Body fat has something of the same place in our culture. It doesn't make sense that it should be invested with such significance. It doesn't matter, except that we make it matter. But just the sight of the scales going up, or the feel of a too tight waistband, can colour a good day grey.

The desirability of a slim body should not be such an imperative. It does nothing but oppress people and make money for the slimming industry. But there it is it is central to our concepts of youth and health and sexual attractiveness and vigour. People will be torn this week between the old fashioned sensual pleasures of eating and drinking, and new pleasure of disciplining the appetite. The body is where the struggle between good and evil is located in a secular world.

ONE of the reasons I liked going to my Weightwatching class was that we were all equals there. We understood each, other perfectly even though we didn't know each other's names, or anything about each other. If a woman lost five pounds in a week, say, or came back from a holiday without putting any pounds on, or if someone reached the goal of their ideal weight, the rest of us would beam at her or give a heartfelt round of applause.

Conversely, if someone got down off the weighing scales with a set face, there'd be a murmur of sympathy from the woman next in the queue to be weighed. We understood that controlling your weight is as much about control as weight. It is about being resourceful and active, instead of habit bound and passive. It seems like a simple subject. But though it may start simple, with a decision, say, to change from milk to low fat milk, it takes on complexity immediately.

For example, there is nothing wrong in itself this week with stuffing yourself to the gills. But there's all the moralism surrounding overeating to cope with. There is the ju-ju surrounding modern mysteries like cholesterol. There's fear of death behind knowing you've over eaten, and behind behaving like a North American and eating two lettuce leaves so that you will never die.

There's the presence of a light but pervasive guilt about oral pleasure. At the same time, there's never been in Ireland, that I can remember, such a variety of exquisite things to eat and drink and such numbers of people able to prepare food beautifully. We're in a dilemma unique to our time.
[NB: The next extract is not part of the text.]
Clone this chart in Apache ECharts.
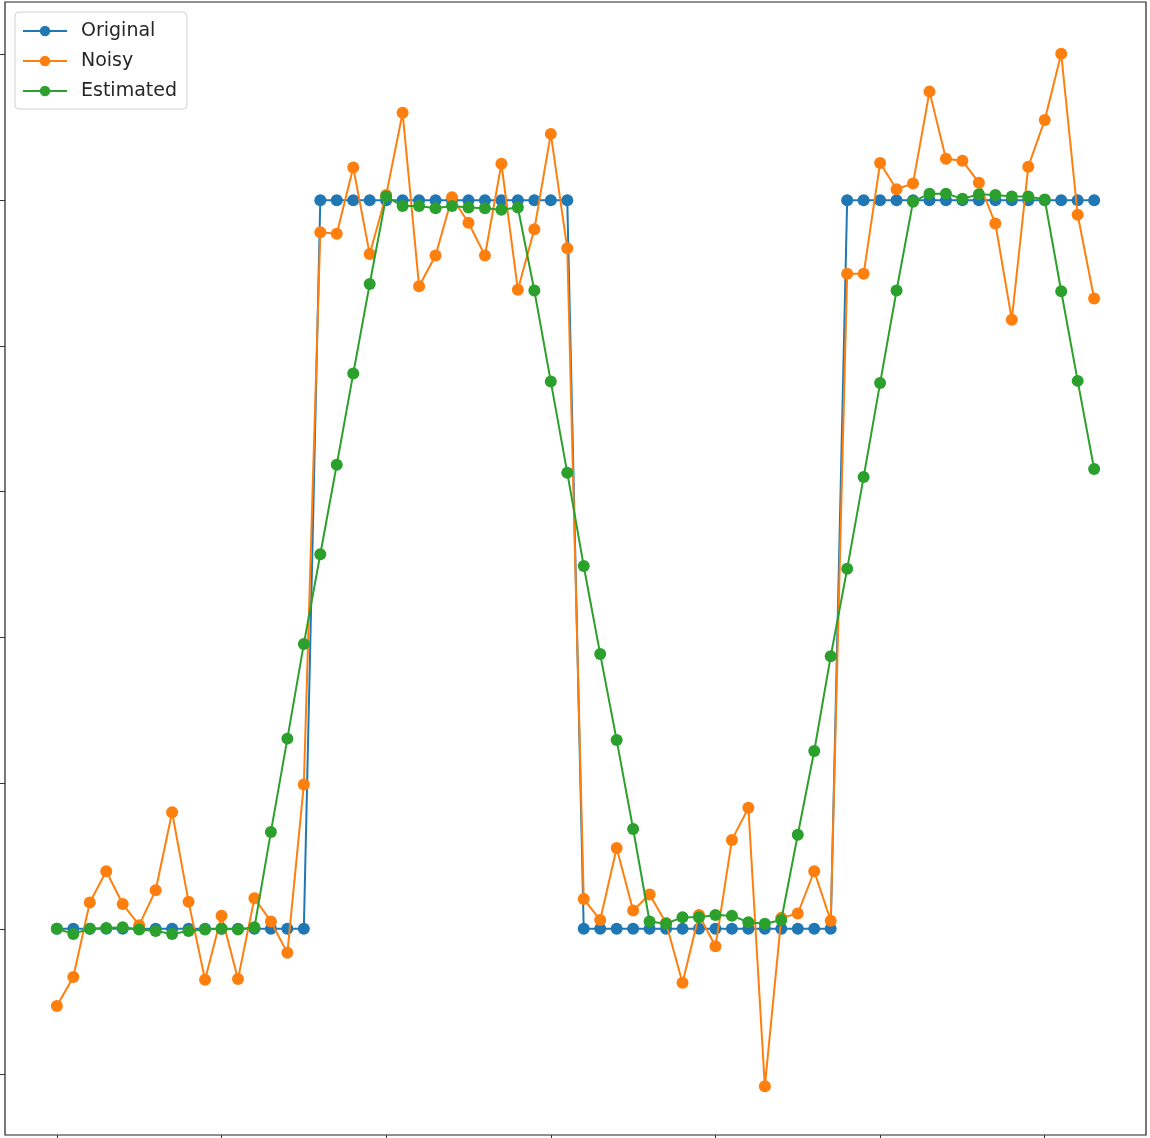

What is to be done? I've stopped going to Weightwatchers, myself. It is not that their programme doesn't work. It does work, but I didn't want to do it. I didn't want to make the effort to re-educate my eating habits. However, the same eating habits, uneducated, will have me understudying Two-Ton Tessie if I don't do something. What I hope is the answer came to my friend in a blinding flash when she was watching Sonia O'Sullivan. "I bet Sonia O'Sullivan doesn't diet," she said to herself.

Exercise, in other words, will allow us to eat and drink like horses, and still have the bodies of young girls. The flaws in this theory are evident even to me. But I share it with you anyway, because exercise is just a word for things that are potentially very pleasurable in themselves.

Things like running after the dog on the beach, or walking across the Phoenix Park to see the deer or, yes, climbing up to the top of the Sugarloaf. If you get things right this week you can enjoy putting fat on, and enjoy taking fat off. You can enjoy everything. And that, given how short life's is the best we can do.